The archive of correspondence with Charles Sprague Sargent, Director of the Arnold Arboretum at Harvard, was equally one-sided, consisting of copies only of his letters to her. She evidently had sent him numerous specimens from one of his many plant passions, the genus Crataegus (Rosaceae), and he made several visits to Grand Rapids to explore what she had found. He credited her help in describing twenty new species, and even named one Crataegus coleae, a recognition that has persisted despite the taxonomic debate surrounding this genus.

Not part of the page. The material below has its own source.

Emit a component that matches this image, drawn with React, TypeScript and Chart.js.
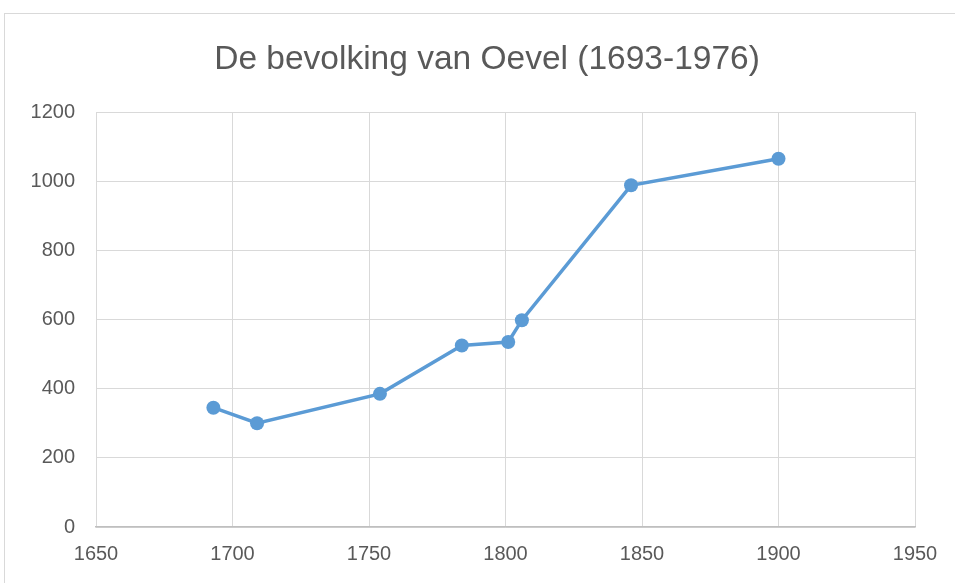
import React, { useEffect, useRef } from "react";
import { Chart, registerables } from "chart.js";

Chart.register(...registerables);

const years = [1693, 1709, 1754, 1784, 1801, 1806, 1846, 1900];
const population = [345, 300, 385, 525, 535, 598, 988, 1065];
const titleText = "De bevolking van Oevel (1693-1976)";

const frame = {
  id: "frame",
  beforeDraw(chart: any) {
    const ctx = chart.ctx;
    ctx.save();
    ctx.fillStyle = "#ffffff";
    ctx.fillRect(0, 0, chart.width, chart.height);
    ctx.strokeStyle = "#d9d9d9";
    ctx.lineWidth = 1;
    ctx.strokeRect(4.5, 13.5, 1000, 1000);
    ctx.fillStyle = "#595959";
    ctx.font = '33.5px "Liberation Sans", Arial, sans-serif';
    ctx.textAlign = "center";
    ctx.textBaseline = "middle";
    ctx.fillText(titleText, 487, 60);
    ctx.restore();
  },
};

export default function App() {
  const ref = useRef<HTMLCanvasElement>(null);
  useEffect(() => {
    if (!ref.current) return;
    const chart = new Chart(ref.current, {
      type: "scatter",
      data: {
        datasets: [
          {
            data: years.map((y, i) => ({ x: y, y: population[i] })),
            showLine: true,
            borderColor: "#5b9bd5",
            backgroundColor: "#5b9bd5",
            borderWidth: 3.5,
            pointRadius: 7,
            pointHoverRadius: 7,
            pointBorderWidth: 0,
          },
        ],
      },
      options: {
        responsive: false,
        animation: false,
        layout: { padding: { top: 112, right: 40, left: 0, bottom: 0 } },
        plugins: { legend: { display: false }, tooltip: { enabled: false }, title: { display: false } },
        scales: {
          x: {
            type: "linear",
            min: 1650,
            max: 1950,
            afterFit: (s: any) => { s.height = 56; },
            ticks: {
              stepSize: 50,
              color: "#595959",
              padding: 15,
              callback: (v: any) => String(v),
              font: { family: '"Liberation Sans", Arial, sans-serif', size: 20 },
            },
            grid: { color: "#d9d9d9", lineWidth: 1, drawTicks: false },
            border: { color: "#bfbfbf", width: 1.5 },
          },
          y: {
            min: 0,
            max: 1200,
            afterFit: (s: any) => { s.width = 96; },
            ticks: {
              stepSize: 200,
              color: "#595959",
              padding: 21,
              callback: (v: any) => String(v),
              font: { family: '"Liberation Sans", Arial, sans-serif', size: 20 },
            },
            grid: { color: "#d9d9d9", lineWidth: 1, drawTicks: false },
            border: { display: false },
          },
        },
      },
      plugins: [frame],
    });
    return () => chart.destroy();
  }, []);
  return (
    <div style={{ position: "fixed", left: 0, top: 0, width: 955, height: 583 }}>
      <canvas ref={ref} width={955} height={583} style={{ display: "block" }} />
    </div>
  );
}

At this point in my research, after giving several public programs about Emma Cole and working with the Women’s History Council to nominate her to the Michigan Women’s Hall of Fame (she was inducted in 2007), I was at a loss as to what to do next. I had come to the opinion that the most useful next step would be to visit some of her collecting areas in the 585 square miles covered in Grand Rapids Flora, find out what might still be growing there, and publish some kind of guide that could be used by contemporary plant enthusiasts. I went as far as determining the most likely spots that would still be accessible, and found myself hopelessly in over my head with the botanical work. I stored my Emma Cole boxes away in our attic, and thought that someday I might pick up that idea again.
Eight years later — I had a call from the president of the Women’s History Council. Students from Calvin College in Grand Rapids had tracked down an article I had written about Emma for the Council’s newsletter. They were involved in a project to — revisit the collecting areas outlined in Grand Rapids Flora, assess what was growing there now and publish their results! In January of 2016 I met with Dr. Garrett Crow and Dr. David Warners, visiting scholar and professor of botany, respectively, who were directing the student project (Dr. Warners also had been an Emma Cole scholar at the University of Michigan). The three of us have given public programs about Emma and the project, and Garrett published an article updating Emma’s nomenclature in the July 2017 issue of The Great Lakes Botanist. Learn more about the student project in this post by Drs. Crow and Warners.
Me? Someday I’m going to work out how this remarkable woman left an estate totaling nearly a half-million dollars in today’s money, a curiosity sparked over two long afternoons in Kent County Probate Court records, poring over her 60-page will. Some day.